Appraisal Video: (3:59)
J. Michael Flanigan
Folk Art, Furniture
J. M. Flanigan American Antiques
GUEST: I don't know all of its history, but it's been in my family since 1870, about. First with my great-grandparents, then with my grandparents, then with my mother, and when she died, my sister and I each took half, but now my sister has moved where she can't have it, so I have both pieces again. They're together.
APPRAISER: But as long as you've known it, it's had these feet up here and been in two parts?
GUEST: Yes, my grandparents did that, because they didn't have a good place for a highboy--
GUEST: --and they wanted to use both parts. My grandmother wanted to be able to reach the drawers.
APPRAISER: Well, I want to tell you, you have one of the rarest instances of American furniture I've ever seen. Normally, what happens is, if a piece gets separated, they never get put back together.
GUEST: Oh, I see.
APPRAISER: At some point in time, in your grandmother's day, they turned it into two pieces. Now, we have a very odd look, too, because what we're looking at is the top and a bottom with these feet in the middle, which of course is not what it should look like. We should take these feet off, and we should take this board out of here, and this would drop in perfectly.
GUEST: This piece would fit over here?
APPRAISER: It'll fit right in behind this molding.
APPRAISER: It will fit perfectly.
APPRAISER: Where do you live now?
GUEST: Wakefield, Rhode Island.
APPRAISER: And your grandparents, did they live in Wakefield?
GUEST: No, they lived in Worcester.
APPRAISER: Okay, well, actually, you're closer to where this started its life than they were.
GUEST: Oh, is that right?
APPRAISER: If we look at this piece, which was made in the mid-18th century-- say around 1760, 1770.
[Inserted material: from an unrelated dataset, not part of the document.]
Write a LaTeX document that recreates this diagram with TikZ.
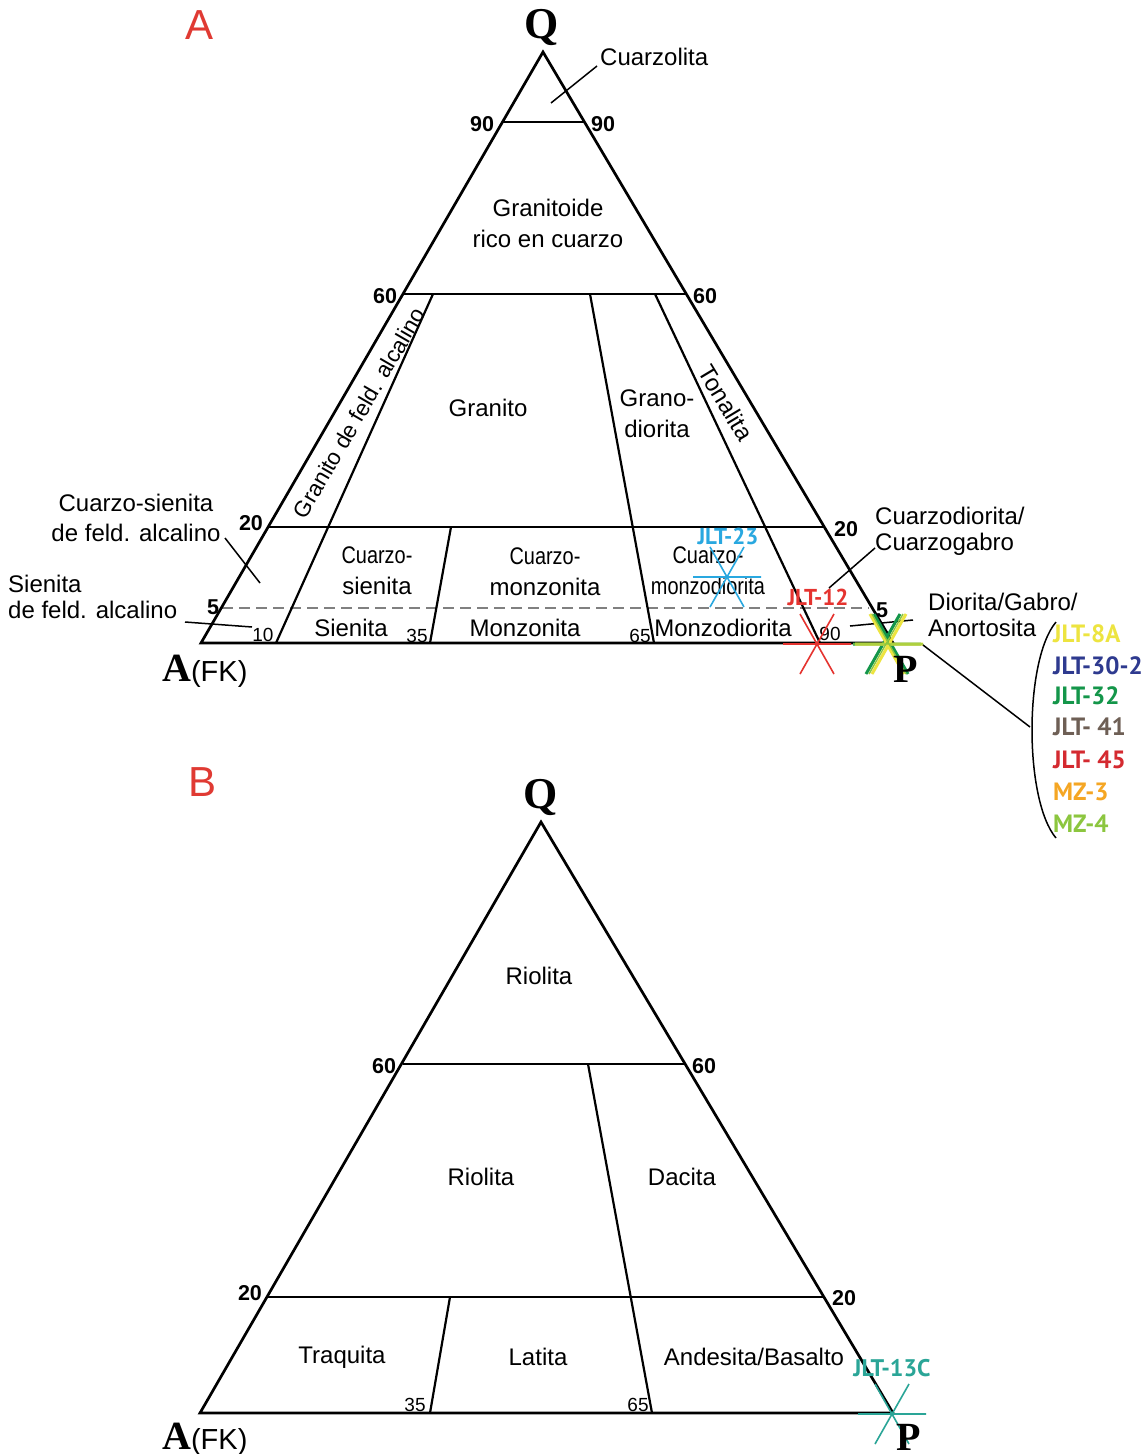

APPRAISER: It's curly maple, which was a very popular wood in New England. When we look at this skirt here, we see these nice drops that are cut here. And I'm going to turn the piece to the side a second. We also have on the side, we've got this skirt here, and we've got this beautiful shot of the leg, okay? Now, I'm going to ask your help a little. I'm going to ask you to pull the drawer out with me. Okay, we're going to pull this drawer out, too. We're going to skip the one without the handles. (laughing)
APPRAISER: That's how they become antique.
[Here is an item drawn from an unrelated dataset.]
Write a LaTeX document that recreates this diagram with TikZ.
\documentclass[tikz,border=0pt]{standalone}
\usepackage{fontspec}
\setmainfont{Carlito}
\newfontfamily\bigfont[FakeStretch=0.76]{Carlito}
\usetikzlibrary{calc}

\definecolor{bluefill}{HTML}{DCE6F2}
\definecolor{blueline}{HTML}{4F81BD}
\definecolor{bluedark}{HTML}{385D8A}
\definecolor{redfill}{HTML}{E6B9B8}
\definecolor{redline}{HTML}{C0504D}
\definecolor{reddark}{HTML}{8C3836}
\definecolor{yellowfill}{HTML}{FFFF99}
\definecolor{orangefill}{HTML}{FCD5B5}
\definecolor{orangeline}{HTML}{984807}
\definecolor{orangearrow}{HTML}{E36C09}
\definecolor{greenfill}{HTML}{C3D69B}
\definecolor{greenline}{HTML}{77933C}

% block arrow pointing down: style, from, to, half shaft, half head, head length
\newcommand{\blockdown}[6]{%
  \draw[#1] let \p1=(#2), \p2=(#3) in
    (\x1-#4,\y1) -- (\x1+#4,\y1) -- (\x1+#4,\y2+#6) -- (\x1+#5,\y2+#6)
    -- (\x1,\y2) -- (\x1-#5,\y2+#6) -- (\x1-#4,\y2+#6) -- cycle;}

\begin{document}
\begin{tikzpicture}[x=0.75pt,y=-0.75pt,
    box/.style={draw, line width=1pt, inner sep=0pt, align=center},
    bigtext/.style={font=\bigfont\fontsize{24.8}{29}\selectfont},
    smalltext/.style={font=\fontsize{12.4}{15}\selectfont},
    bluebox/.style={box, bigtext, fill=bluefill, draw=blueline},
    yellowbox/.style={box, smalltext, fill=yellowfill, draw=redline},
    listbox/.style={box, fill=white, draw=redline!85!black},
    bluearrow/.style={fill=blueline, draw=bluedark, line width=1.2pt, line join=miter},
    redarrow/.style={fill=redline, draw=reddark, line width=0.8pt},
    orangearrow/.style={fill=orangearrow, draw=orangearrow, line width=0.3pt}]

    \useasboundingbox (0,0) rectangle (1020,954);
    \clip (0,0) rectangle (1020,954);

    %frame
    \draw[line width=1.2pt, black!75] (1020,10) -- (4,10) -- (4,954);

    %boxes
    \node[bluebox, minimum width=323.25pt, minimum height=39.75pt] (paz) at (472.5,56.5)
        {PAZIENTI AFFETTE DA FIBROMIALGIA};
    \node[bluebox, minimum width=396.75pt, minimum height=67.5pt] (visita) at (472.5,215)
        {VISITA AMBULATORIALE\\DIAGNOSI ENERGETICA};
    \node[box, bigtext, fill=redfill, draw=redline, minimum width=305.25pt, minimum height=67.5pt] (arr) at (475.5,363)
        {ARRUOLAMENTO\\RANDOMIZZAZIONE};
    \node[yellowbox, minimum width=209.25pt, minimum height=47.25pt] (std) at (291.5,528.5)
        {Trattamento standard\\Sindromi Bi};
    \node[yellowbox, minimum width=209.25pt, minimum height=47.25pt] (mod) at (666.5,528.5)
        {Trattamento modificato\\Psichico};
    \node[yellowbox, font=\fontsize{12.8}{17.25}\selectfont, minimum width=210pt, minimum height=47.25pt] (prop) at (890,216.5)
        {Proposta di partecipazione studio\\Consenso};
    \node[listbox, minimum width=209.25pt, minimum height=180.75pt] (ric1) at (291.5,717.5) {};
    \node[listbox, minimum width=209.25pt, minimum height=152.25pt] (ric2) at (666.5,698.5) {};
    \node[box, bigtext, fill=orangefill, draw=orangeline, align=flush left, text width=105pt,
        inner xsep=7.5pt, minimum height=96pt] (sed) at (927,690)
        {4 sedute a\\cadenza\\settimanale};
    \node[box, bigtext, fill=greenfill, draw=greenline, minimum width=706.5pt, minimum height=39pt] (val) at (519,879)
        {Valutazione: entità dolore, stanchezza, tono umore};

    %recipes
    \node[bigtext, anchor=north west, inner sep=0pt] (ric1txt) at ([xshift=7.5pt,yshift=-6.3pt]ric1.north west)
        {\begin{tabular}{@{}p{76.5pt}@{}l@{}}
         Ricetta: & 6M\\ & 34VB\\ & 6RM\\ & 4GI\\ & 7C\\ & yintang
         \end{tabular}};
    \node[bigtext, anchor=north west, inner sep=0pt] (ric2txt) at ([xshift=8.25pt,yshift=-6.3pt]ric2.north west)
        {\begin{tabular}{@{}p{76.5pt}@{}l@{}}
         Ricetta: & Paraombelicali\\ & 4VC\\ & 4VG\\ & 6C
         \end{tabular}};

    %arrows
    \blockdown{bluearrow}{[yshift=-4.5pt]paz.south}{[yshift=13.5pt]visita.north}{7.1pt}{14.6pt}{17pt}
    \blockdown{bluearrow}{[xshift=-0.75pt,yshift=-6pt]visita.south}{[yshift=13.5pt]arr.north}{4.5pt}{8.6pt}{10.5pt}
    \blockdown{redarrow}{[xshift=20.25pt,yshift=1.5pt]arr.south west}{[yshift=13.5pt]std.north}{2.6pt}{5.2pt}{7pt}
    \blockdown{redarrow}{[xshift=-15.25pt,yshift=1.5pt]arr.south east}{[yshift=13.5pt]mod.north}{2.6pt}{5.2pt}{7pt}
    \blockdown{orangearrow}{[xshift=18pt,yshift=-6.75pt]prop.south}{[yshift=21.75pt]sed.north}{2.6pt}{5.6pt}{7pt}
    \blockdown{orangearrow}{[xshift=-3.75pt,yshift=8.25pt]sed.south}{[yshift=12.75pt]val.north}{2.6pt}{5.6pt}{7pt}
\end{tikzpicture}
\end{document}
APPRAISER: All right, now, if I'm looking at it from here, I can see that it's using probably ash or chestnut as a secondary wood, and it's got chestnut in the bottom board, and all the dovetails line up, which is very important when you want to make sure the top and bottom went together. When I look at the drawers open, I look at the chestnut secondary woods, I look at the way the leg is cut, I look at the skirt, and all this tells me it was made in probably eastern Connecticut or Rhode Island. Very, very typical features of this area. Now, let's turn it back. Now let's talk about value. Curly maple is a very popular wood right now. People really like it, because it's not too formal. And that's a plus. Now, let's look at the worst-case scenario. Let's say your sister had kept half and you had kept half, okay? So she'd have the top. That would only be worth a few thousand dollars, okay?
APPRAISER: And you'd have the bottom, and that would probably be only worth a few thousand dollars, say, $4,000 or $5,000 and $2,000 or $3,000 for this. But when they're back together, we take the feet off, drop it in the way it should look, in today's market, for insurance purposes-- because I know you want to keep it in the family-- I'd have this insured for at least $24,000 to $26,000.
GUEST: Oh, for heaven's sake, $24,000 to $26,000.
APPRAISER: And like I said, you're absolutely enshrined in all appraisers' good graces--
APPRAISER: --for having kept this piece together. And I want to thank you for that and please, keep it together.
GUEST: Oh, I certainly will. My mother said, "These two pieces should always be together."
APPRAISER: Always listen to your mother. It's the thing to do.